Gretel’s powerful moveset is what allows the game to have these mad challenges. She has a wide array of fantastic feeling moves that flow into each other as a non-stop stream of violence. Over the course of the game, you’ll unlock 8 (!) awesome magical spells that each provide a powerful ability… which also can synergize with each other to create awesome crowd devasting effects. Finally, Magenta Horizon has the greatest healing mechanic in all of video games. The glorious healing bomb promotes aggression so well that it puts things like DOOM’s glory kills to shame.

Speaking of aggression, this game has excellent bosses. None of the nonsense common to games where it feels like you and the boss are taking turns.
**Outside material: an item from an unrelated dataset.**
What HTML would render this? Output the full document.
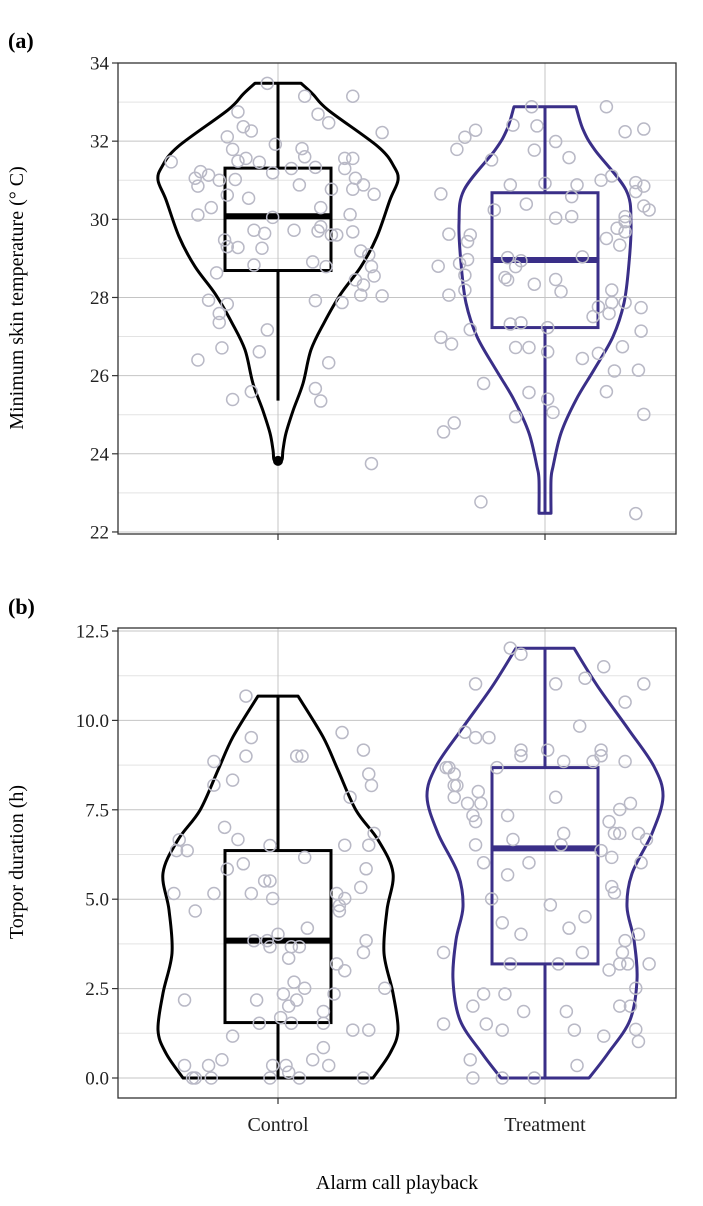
<!DOCTYPE html>
<html><head><meta charset="utf-8"><style>
html,body{margin:0;padding:0;background:#fff;}
svg{display:block;font-family:"Liberation Serif",serif;}
</style></head><body>
<svg id="chart" width="703" height="1206" viewBox="0 0 703 1206" xmlns="http://www.w3.org/2000/svg">
<text x="8" y="48" font-size="22" font-weight="bold">(a)</text>
<text x="8" y="614" font-size="22" font-weight="bold">(b)</text>
<text transform="translate(23,298) rotate(-90)" text-anchor="middle" font-size="20">Minimum skin temperature (° C)</text>
<text transform="translate(23,862) rotate(-90)" text-anchor="middle" font-size="20">Torpor duration (h)</text>
<text x="397" y="1189" text-anchor="middle" font-size="20">Alarm call playback</text>
<g id="pa"></g>
<g id="pb"></g>
</svg>
<script>
const categories = ["Control", "Treatment"];
const colors = ["#000000", "#3a2f88"];

// Panel a: minimum skin temperature
const ticksA = [22, 24, 26, 28, 30, 32, 34];
const tickLabelsA = ["22", "24", "26", "28", "30", "32", "34"];
const boxA_q1 = [28.69, 27.23];
const boxA_med = [30.08, 28.96];
const boxA_q3 = [31.31, 30.68];
const boxA_lo = [25.36, 22.5];
const boxA_hi = [33.48, 32.88];
const violinA_ctrl = [[33.48,0.23],[33.2,0.35],[32.8,0.50],[31.86,1.00],[31.35,1.16],[31.0,1.20],[30.5,1.12],[29.56,0.99],[28.79,0.83],[28.1,0.63],[27.35,0.46],[26.66,0.33],[25.8,0.25],[25.1,0.15],[24.53,0.08],[24.1,0.05],[23.85,0.04],[23.77,0]];
const violinA_trt = [[32.88,0.31],[32.3,0.38],[31.77,0.50],[30.75,0.81],[29.9,0.86],[28.88,0.84],[27.86,0.79],[27.0,0.68],[26.15,0.49],[25.38,0.31],[24.53,0.16],[23.67,0.08],[23.33,0.06],[22.48,0.06]];
const ptsA_ctrl_j = [-.04,.10,.28,-.15,.15,.19,.39,-.13,-.10,-.19,-.01,.09,-.17,.10,-.40,-.15,-.12,-.07,.25,.28,-.29,-.26,-.31,-.22,-.16,-.02,.05,.14,.25,.29,.32,-.30,.08,.20,.28,.36,-.19,-.11,-.25,.16,-.30,-.02,.27,-.09,.06,.15,-.05,.16,.20,.22,.28,-.20,-.19,-.15,-.06,.31,.34,.13,-.09,.18,.35,-.23,.36,.29,.32,.31,.39,.14,.24,-.26,-.19,-.22,-.22,-.04,-.21,-.07,-.30,.19,.14,.16,-.10,-.17,.35];
const ptsA_ctrl_v = [33.48,33.15,33.15,32.75,32.69,32.47,32.22,32.37,32.26,32.11,31.92,31.81,31.79,31.60,31.47,31.49,31.56,31.46,31.56,31.56,31.22,31.13,31.05,31.0,31.02,31.19,31.30,31.33,31.30,31.05,30.88,30.85,30.88,30.77,30.77,30.64,30.62,30.54,30.30,30.30,30.11,30.05,30.12,29.72,29.72,29.70,29.64,29.81,29.60,29.60,29.68,29.47,29.30,29.28,29.26,29.19,29.09,28.91,28.83,28.79,28.79,28.63,28.55,28.45,28.32,28.06,28.04,27.92,27.87,27.93,27.83,27.59,27.36,27.17,26.71,26.61,26.40,26.33,25.67,25.35,25.59,25.39,23.75];
const ptsA_trt_j = [-.05,.23,-.12,-.03,-.26,-.30,.30,.37,-.33,-.04,.04,.09,-.20,-.13,.00,.12,.21,.25,.34,.37,-.39,.10,.34,-.19,-.07,.04,.10,.30,.30,.37,.39,.27,.30,-.36,-.28,-.29,.23,.28,-.29,-.32,-.40,-.14,-.09,-.11,.14,-.30,-.15,-.14,-.04,.04,.06,-.30,-.36,.25,.25,.30,.20,.24,.18,.36,-.13,-.09,.01,-.28,.36,-.39,-.35,-.11,-.06,.01,.14,.20,.29,.26,.35,-.23,-.06,.23,.01,.03,-.11,.37,-.34,-.38,-.24,.34];
const ptsA_trt_v = [32.88,32.88,32.41,32.39,32.28,32.10,32.24,32.31,31.79,31.77,31.99,31.58,31.52,30.88,30.92,30.88,31.0,31.11,30.94,30.85,30.65,30.58,30.71,30.24,30.39,30.03,30.07,30.07,29.94,30.34,30.24,29.77,29.68,29.62,29.60,29.43,29.51,29.34,28.97,28.87,28.80,29.02,28.94,28.79,29.04,28.57,28.51,28.45,28.34,28.46,28.15,28.19,28.06,28.19,27.87,27.87,27.76,27.59,27.51,27.74,27.32,27.35,27.23,27.18,27.14,26.98,26.81,26.72,26.72,26.61,26.44,26.57,26.74,26.12,26.14,25.80,25.57,25.59,25.40,25.06,24.95,25.01,24.79,24.56,22.77,22.47];

// Panel b: torpor duration
const ticksB = [0, 2.5, 5, 7.5, 10, 12.5];
const tickLabelsB = ["0.0", "2.5", "5.0", "7.5", "10.0", "12.5"];
const boxB_q1 = [1.55, 3.19];
const boxB_med = [3.84, 6.42];
const boxB_q3 = [6.36, 8.68];
const boxB_lo = [0, 0];
const boxB_hi = [10.68, 12.02];
const violinB_ctrl = [[10.68,0.20],[9.54,0.45],[8.61,0.60],[7.49,0.78],[6.66,1.00],[5.73,1.15],[4.7,1.09],[3.49,1.06],[2.37,1.15],[1.34,1.20],[0.69,1.12],[0,0.95]];
const violinB_trt = [[12.02,0.29],[10.94,0.53],[9.73,0.84],[8.71,1.09],[7.87,1.18],[6.84,1.07],[5.72,0.87],[4.79,0.82],[3.86,0.89],[2.74,0.92],[1.62,0.85],[0.69,0.63],[0,0.44]];
const ptsB_ctrl_j = [-.12,-.10,.24,.32,-.24,-.12,.07,.09,.34,.35,-.24,-.17,.27,.36,-.37,-.38,-.34,-.20,-.15,-.03,.25,.34,.10,.33,-.19,-.13,-.05,-.03,-.39,-.24,-.10,-.02,.22,.25,.31,-.31,.23,.23,.11,.00,-.09,-.04,-.03,.05,.08,.33,.32,.22,.25,.04,.06,.10,.40,-.35,-.08,.02,.07,.21,.04,.17,.01,.05,-.07,.17,.28,.34,-.17,.17,-.21,-.26,.13,.19,-.35,-.02,.03,.04,-.32,-.31,-.25,-.03,.08,.32];
const ptsB_ctrl_v = [10.68,9.52,9.66,9.17,8.85,9.00,9.00,9.00,8.50,8.18,8.19,8.33,7.85,6.84,6.66,6.36,6.36,7.01,6.67,6.50,6.51,6.51,6.17,5.85,5.84,5.99,5.51,5.51,5.16,5.16,5.16,5.02,5.16,5.02,5.33,4.67,4.82,4.67,4.19,4.02,3.84,3.84,3.67,3.67,3.67,3.84,3.51,3.19,3.00,3.35,2.68,2.51,2.51,2.18,2.18,2.35,2.18,2.35,2.01,1.86,1.69,1.53,1.53,1.53,1.34,1.34,1.17,0.85,0.51,0.35,0.51,0.35,0.35,0.35,0.35,0.16,0,0,0,0,0,0];
const ptsB_trt_j = [-.13,-.09,.22,.15,-.26,.04,.37,.30,.13,-.30,-.26,-.21,-.09,-.09,.01,.21,.21,.07,.18,.30,-.18,-.37,-.36,-.34,-.34,-.33,-.34,-.25,-.29,-.24,.04,.32,.28,-.27,-.26,-.14,.24,.26,.28,.35,.38,.07,.06,-.12,-.26,.21,.25,.36,-.23,-.06,-.14,.25,.26,-.20,.02,.15,-.16,.09,-.09,.30,.35,.29,.14,-.38,-.13,.05,.24,.28,.31,.39,.34,-.23,-.15,-.27,-.08,.08,.28,.32,-.38,-.22,-.16,.11,.34,.22,.35,-.28,.12,-.27,-.16,-.04];
const ptsB_trt_v = [12.02,11.85,11.50,11.18,11.02,11.02,11.02,10.51,9.84,9.67,9.52,9.52,9.17,9.01,9.17,9.17,9.01,8.85,8.85,8.85,8.68,8.68,8.68,8.50,8.18,8.18,7.85,8.01,7.68,7.68,7.85,7.68,7.51,7.34,7.17,7.34,7.17,6.84,6.84,6.84,6.67,6.84,6.52,6.67,6.52,6.36,6.17,6.02,6.02,6.02,5.68,5.35,5.18,5.01,4.84,4.51,4.34,4.19,4.02,3.84,4.02,3.51,3.51,3.51,3.19,3.19,3.02,3.19,3.19,3.19,2.51,2.35,2.35,2.01,1.86,1.86,2.01,2.01,1.51,1.51,1.34,1.34,1.36,1.17,1.02,0.51,0.35,0,0,0];

const NS = "http://www.w3.org/2000/svg";
const X0 = 118, X1 = 676, CAT_X = [278, 545], CAT_W = 267, DENS_PX = 100;
function xPos(i, j) { return CAT_X[i] + j * CAT_W; }
function mk(parent, tag, attrs) {
  const e = document.createElementNS(NS, tag);
  for (const k in attrs) e.setAttribute(k, attrs[k]);
  parent.appendChild(e);
  return e;
}
function smoothPath(pts) {
  let d = "M" + pts[0][0].toFixed(1) + "," + pts[0][1].toFixed(1);
  for (let i = 0; i < pts.length - 1; i++) {
    const p0 = pts[Math.max(0, i - 1)], p1 = pts[i], p2 = pts[i + 1], p3 = pts[Math.min(pts.length - 1, i + 2)];
    const c1x = p1[0] + (p2[0] - p0[0]) / 6, c1y = p1[1] + (p2[1] - p0[1]) / 6;
    const c2x = p2[0] - (p3[0] - p1[0]) / 6, c2y = p2[1] - (p3[1] - p1[1]) / 6;
    d += "C" + c1x.toFixed(1) + "," + c1y.toFixed(1) + " " + c2x.toFixed(1) + "," + c2y.toFixed(1) + " " + p2[0].toFixed(1) + "," + p2[1].toFixed(1);
  }
  return d;
}
function panel(g, top, bottom, yScale, ticks, tickLabels, minorTicks, violins, box, pts) {
  mk(g, "rect", {x: X0, y: top, width: X1 - X0, height: bottom - top, fill: "#fff"});
  minorTicks.forEach(v => {
    const l = mk(g, "line", {x1: X0, x2: X1, y1: yScale(v), y2: yScale(v), stroke: "#e3e3e3", "stroke-width": 1});
    
    
  });
  ticks.forEach((v, i) => {
    const y = yScale(v);
    const l = mk(g, "line", {x1: X0, x2: X1, y1: y, y2: y, stroke: "#c4c4c4", "stroke-width": 1});
    
    
    const t = mk(g, "line", {x1: X0 - 6, x2: X0, y1: y, y2: y, stroke: "#333", "stroke-width": 1.2});
    
    
    const tx = mk(g, "text", {x: X0 - 9, y: y + 6.5, "text-anchor": "end", "font-size": 19, fill: "#222"});
    tx.textContent = tickLabels[i];
    
    
  });
  CAT_X.forEach(cx => {
    const l = mk(g, "line", {x1: cx, x2: cx, y1: top, y2: bottom, stroke: "#c4c4c4", "stroke-width": 1});
    
    
    const t = mk(g, "line", {x1: cx, x2: cx, y1: bottom, y2: bottom + 6, stroke: "#333", "stroke-width": 1.2});
    
    
  });
  const fr = mk(g, "rect", {x: X0, y: top, width: X1 - X0, height: bottom - top, fill: "none", stroke: "#333", "stroke-width": 1.3});
  
  
  violins.forEach((prof, i) => {
    const cx = CAT_X[i];
    const left = prof.map(p => [cx - p[1] * DENS_PX, yScale(p[0])]);
    const right = prof.slice().reverse().map(p => [cx + p[1] * DENS_PX, yScale(p[0])]);
    let d = smoothPath(left);
    const r0 = right[0];
    d += "L" + r0[0].toFixed(1) + "," + r0[1].toFixed(1);
    d += smoothPath(right).replace(/^M[^C]*/, "");
    d += "Z";
    const p = mk(g, "path", {d: d, fill: "none", stroke: colors[i], "stroke-width": 3, "stroke-linejoin": "round"});
    
    
  });
  categories.forEach((c, i) => {
    const cx = CAT_X[i], hw = 53;
    const w1 = mk(g, "line", {x1: cx, x2: cx, y1: yScale(box.hi[i]), y2: yScale(box.q3[i]), stroke: colors[i], "stroke-width": 3});
    
    
    const w2 = mk(g, "line", {x1: cx, x2: cx, y1: yScale(box.q1[i]), y2: yScale(box.lo[i]), stroke: colors[i], "stroke-width": 3});
    
    
    const r = mk(g, "rect", {x: cx - hw, y: yScale(box.q3[i]), width: 2 * hw, height: yScale(box.q1[i]) - yScale(box.q3[i]), fill: "none", stroke: colors[i], "stroke-width": 3});
    
    
    const m = mk(g, "line", {x1: cx - hw, x2: cx + hw, y1: yScale(box.med[i]), y2: yScale(box.med[i]), stroke: colors[i], "stroke-width": 6});
    
    
  });
  pts.forEach((s, i) => {
    s.j.forEach((j, k) => {
      const c = mk(g, "circle", {cx: xPos(i, j), cy: yScale(s.v[k]), r: 6, fill: "none", stroke: "#b9b9c6", "stroke-width": 1.5});
      
      
    });
  });
}
const yA = v => 63 + (34 - v) * 39.08;
const yB = v => 1078 - v * 35.76;
const minorA = [23, 25, 27, 29, 31, 33];
const minorB = [1.25, 3.75, 6.25, 8.75, 11.25];
const pa = document.getElementById("pa");
panel(pa, 63, 534, yA, ticksA, tickLabelsA, minorA, [violinA_ctrl, violinA_trt],
  {q1: boxA_q1, med: boxA_med, q3: boxA_q3, lo: boxA_lo, hi: boxA_hi},
  [{j: ptsA_ctrl_j, v: ptsA_ctrl_v}, {j: ptsA_trt_j, v: ptsA_trt_v}]);
const blob = mk(pa, "circle", {cx: CAT_X[0], cy: yA(23.82), r: 5, fill: "#000"});


const pb = document.getElementById("pb");
panel(pb, 628, 1098, yB, ticksB, tickLabelsB, minorB, [violinB_ctrl, violinB_trt],
  {q1: boxB_q1, med: boxB_med, q3: boxB_q3, lo: boxB_lo, hi: boxB_hi},
  [{j: ptsB_ctrl_j, v: ptsB_ctrl_v}, {j: ptsB_trt_j, v: ptsB_trt_v}]);
categories.forEach((c, i) => {
  const t = mk(pb, "text", {x: CAT_X[i], y: 1131, "text-anchor": "middle", "font-size": 20, fill: "#222"});
  t.textContent = c;
  
  
});
</script>
</body></html>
Instead, both of you are wildly and relentlessly aggressive.

Magenta Horizon also has one of the best hard modes. Reaper difficulty is a beautiful force to be reckoned with, it cranks the wonderful challenge to a whole new level… here the enemy and arena design truly shine. It feels awesome to overcome these gauntlets which all prompt a “are you serious” reaction from me.

Finally, I must point out that Act 2 absolutely rules. This review applies to act 1, which you can check out for free… somehow Act 2 is even better. The levels are much more interesting to navigate, the musical style is even more developed, the necklace system starts to offer interesting decisions and build choices and of course the enemies are simply evil.